Care Option 2 - At Home Care in Mom’s Condo provided by Home Health Care Agency
Care Option 2 Assumptions:
-Annual condo payment, plus association fees, maintenance, utilities energy costs, food costs, food prep, cleaning, laundry other household supplies cost, transportation costs to/from doctor visits, therapy, etc Assume : $18,000 per year
-24 hour home health care agency services, assume 365*24*15 = $131,400.00 per year
Cost of Care Option 2 is:
$149,400.00 per year approximately
Care Option2 Benefits:
-24x7 care
-Care being provided by Home Health Care Agency in mom’s own home
- Home Health Care Agency will document care provided to mom
- Mom-Family retains ownership of Condo/ property
Care Option 2: Issues/questions/Comments
-Need to pick a single point of contact (family member)/ healthcare advocate for mom. This person, who advocates for mom, is the single point of contact for the Home Health Care Agency and Physicians that provide care services for mom. This care advocate should be paid the going rate for a home health care provider, typically between $15-20, per hour.

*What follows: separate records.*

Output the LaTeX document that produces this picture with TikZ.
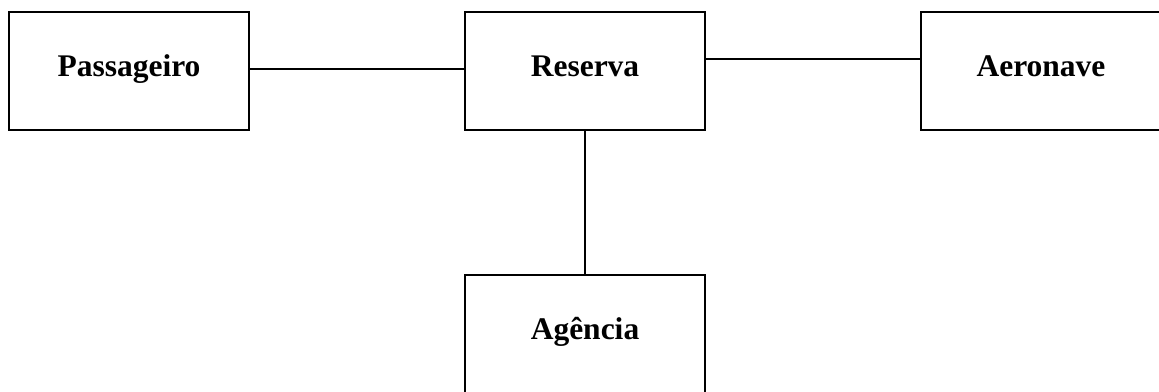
\documentclass[tikz,border=0pt]{standalone}
\usepackage{fontspec}
\setmainfont{Liberation Serif}
\usetikzlibrary{calc}

\begin{document}
\begin{tikzpicture}[x=1pt, y=-1pt]
	% Stili
	\tikzset{entita/.style = {draw, line width = 1.6pt, rectangle, minimum width = 240pt, minimum height = 118pt, inner sep = 0pt, text height = 20pt, text depth = 9pt, font = \fontsize{31.5}{38}\selectfont\bfseries}}
	\useasboundingbox (0,0) rectangle (1159,391);
	% Entita
	\node[entita] (pas) at (129,71) {Passageiro};
	\node[entita] (res) at (585,71) {Reserva};
	\node[entita] (aer) at (1041,71) {Aeronave};
	\node[entita] (age) at (585,334) {Agência};
	% Collegamenti
	\draw[line width = 1.6pt] ([yshift = 2pt]pas.east) -- ([yshift = 2pt]pas.east -| res.west);
	\draw[line width = 1.6pt] ([yshift = 12pt]res.east) -- ([yshift = 12pt]res.east -| aer.west);
	\draw[line width = 1.6pt] (res.south) -- (age.north);
\end{tikzpicture}
\end{document}
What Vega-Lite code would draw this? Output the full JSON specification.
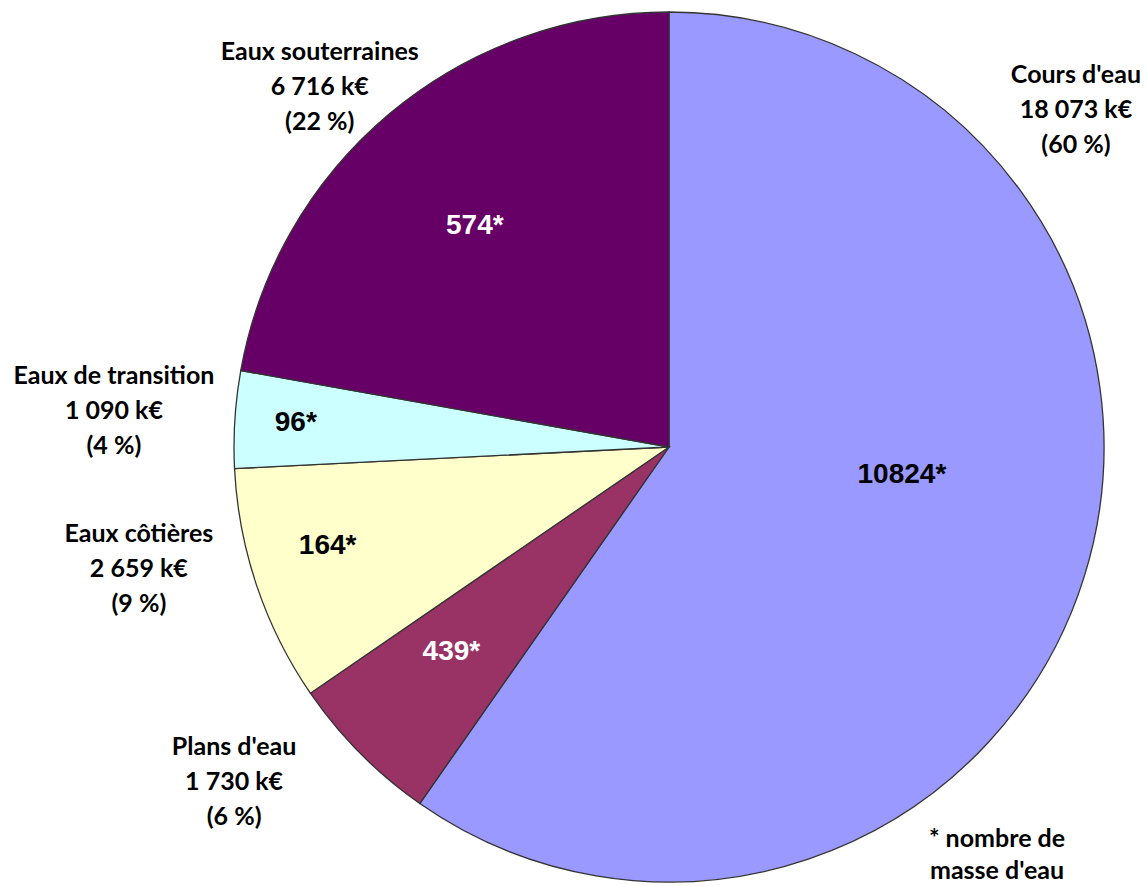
{
  "$schema": "https://vega.github.io/schema/vega-lite/v6.json",
  "width": 956,
  "height": 878,
  "autosize": {"type": "none"},
  "padding": {"left": 191, "top": 8, "right": 0, "bottom": 0},
  "background": "white",
  "config": {"view": {"stroke": null}},
  "title": {
    "text": ["* nombre de", "masse d'eau"],
    "orient": "bottom",
    "anchor": "end",
    "frame": "group",
    "align": "center",
    "dx": -150,
    "offset": -59,
    "font": "Lato",
    "fontSize": 25,
    "fontWeight": "bold",
    "color": "black",
    "lineHeight": 32
  },
  "data": {
    "values": [
      {"type": "Cours d'eau", "montant": 18073, "pct": 60, "masses": 10824, "rang": 1},
      {"type": "Plans d'eau", "montant": 1730, "pct": 6, "masses": 439, "rang": 2},
      {"type": "Eaux côtières", "montant": 2659, "pct": 9, "masses": 164, "rang": 3},
      {"type": "Eaux de transition", "montant": 1090, "pct": 4, "masses": 96, "rang": 4},
      {"type": "Eaux souterraines", "montant": 6716, "pct": 22, "masses": 574, "rang": 5}
    ]
  },
  "transform": [
    {"calculate": "datum.masses + '*'", "as": "inner"},
    {"calculate": "datum.type + '\\n' + replace(format(datum.montant, ','), ',', ' ') + ' k€\\n(' + datum.pct + ' %)'", "as": "outer"}
  ],
  "encoding": {
    "theta": {"field": "montant", "type": "quantitative", "stack": true},
    "order": {"field": "rang", "type": "quantitative"}
  },
  "layer": [
    {
      "mark": {"type": "arc", "outerRadius": 435, "stroke": "#333333", "strokeWidth": 1.3},
      "encoding": {
        "color": {
          "field": "type",
          "type": "nominal",
          "scale": {
            "domain": ["Cours d'eau", "Plans d'eau", "Eaux côtières", "Eaux de transition", "Eaux souterraines"],
            "range": ["#9999FF", "#993366", "#FFFFCC", "#CCFFFF", "#660066"]
          },
          "legend": null
        }
      }
    },
    {
      "mark": {"type": "text", "radius": 240, "dx": 4, "dy": -44, "font": "Liberation Sans", "fontWeight": "bold", "fontSize": 28, "fill": "black", "align": "center", "baseline": "middle"},
      "encoding": {"detail": {"field": "type"}, "text": {"condition": {"test": "datum.rang === 1", "field": "inner"}, "value": ""}}
    },
    {
      "mark": {"type": "text", "radius": 305, "dx": -1, "dy": -10, "font": "Liberation Sans", "fontWeight": "bold", "fontSize": 28, "fill": "white", "align": "center", "baseline": "middle"},
      "encoding": {"detail": {"field": "type"}, "text": {"condition": {"test": "datum.rang === 2", "field": "inner"}, "value": ""}}
    },
    {
      "mark": {"type": "text", "radius": 355, "dx": -5, "dy": -15, "font": "Liberation Sans", "fontWeight": "bold", "fontSize": 28, "fill": "black", "align": "center", "baseline": "middle"},
      "encoding": {"detail": {"field": "type"}, "text": {"condition": {"test": "datum.rang === 3", "field": "inner"}, "value": ""}}
    },
    {
      "mark": {"type": "text", "radius": 374, "dx": 0, "dy": 0, "font": "Liberation Sans", "fontWeight": "bold", "fontSize": 28, "fill": "black", "align": "center", "baseline": "middle"},
      "encoding": {"detail": {"field": "type"}, "text": {"condition": {"test": "datum.rang === 4", "field": "inner"}, "value": ""}}
    },
    {
      "mark": {"type": "text", "radius": 290, "dx": -8, "dy": 1, "font": "Liberation Sans", "fontWeight": "bold", "fontSize": 28, "fill": "white", "align": "center", "baseline": "middle"},
      "encoding": {"detail": {"field": "type"}, "text": {"condition": {"test": "datum.rang === 5", "field": "inner"}, "value": ""}}
    },
    {
      "mark": {"type": "text", "radius": 435, "dx": -8, "dy": -503, "font": "Lato", "fontWeight": "bold", "fontSize": 25, "lineHeight": 35, "lineBreak": "\n", "fill": "black", "align": "center", "baseline": "middle"},
      "encoding": {"detail": {"field": "type"}, "text": {"condition": {"test": "datum.rang === 1", "field": "outer"}, "value": ""}}
    },
    {
      "mark": {"type": "text", "radius": 435, "dx": -126, "dy": -6, "font": "Lato", "fontWeight": "bold", "fontSize": 25, "lineHeight": 35, "lineBreak": "\n", "fill": "black", "align": "center", "baseline": "middle"},
      "encoding": {"detail": {"field": "type"}, "text": {"condition": {"test": "datum.rang === 2", "field": "outer"}, "value": ""}}
    },
    {
      "mark": {"type": "text", "radius": 435, "dx": -118, "dy": -52, "font": "Lato", "fontWeight": "bold", "fontSize": 25, "lineHeight": 35, "lineBreak": "\n", "fill": "black", "align": "center", "baseline": "middle"},
      "encoding": {"detail": {"field": "type"}, "text": {"condition": {"test": "datum.rang === 3", "field": "outer"}, "value": ""}}
    },
    {
      "mark": {"type": "text", "radius": 435, "dx": -121, "dy": -43, "font": "Lato", "fontWeight": "bold", "fontSize": 25, "lineHeight": 35, "lineBreak": "\n", "fill": "black", "align": "center", "baseline": "middle"},
      "encoding": {"detail": {"field": "type"}, "text": {"condition": {"test": "datum.rang === 4", "field": "outer"}, "value": ""}}
    },
    {
      "mark": {"type": "text", "radius": 435, "dx": -70, "dy": -61, "font": "Lato", "fontWeight": "bold", "fontSize": 25, "lineHeight": 35, "lineBreak": "\n", "fill": "black", "align": "center", "baseline": "middle"},
      "encoding": {"detail": {"field": "type"}, "text": {"condition": {"test": "datum.rang === 5", "field": "outer"}, "value": ""}}
    }
  ]
}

-Who will monitor mom’s care?
- Additional costs may be incurred for medication administration because a RN must administer meds and aide cannot.
-As the dementia evolves a single caregiver may not be able to address all of moms needs
Care Option 3) Long Term Care, Nursing Home w/ Dementia support
Care Option 3 Assumptions:
-$6000 per month, $72,000 per year, if she is not Medicaid eligible.
Cost of Care Option 3 is: $72,000.00 at a minimum if not Medicaid eligibile
Cost of Care Option 3 Benefits:
-24x7 care
-Dementia support /care
-Family members can proceed w/ their lives and visit mother when schedule allows
Care Option 2: Issues/questions/Comments
-How will mom react?
-Do we have the funds?
-Do we sell moms condo and use profits to fund her care?
-Pick a single point of contact/ healthcare advocate for mom. This person, who advocates for mom, is the single point of contact for the Nursing Home and Physicians that provide care services for mom. -This care advocate should be paid the going rate for a home health care provider, typically between $15-20, per hour.
Good luck to you. I actually know how you feel. I have been there and wish you the best.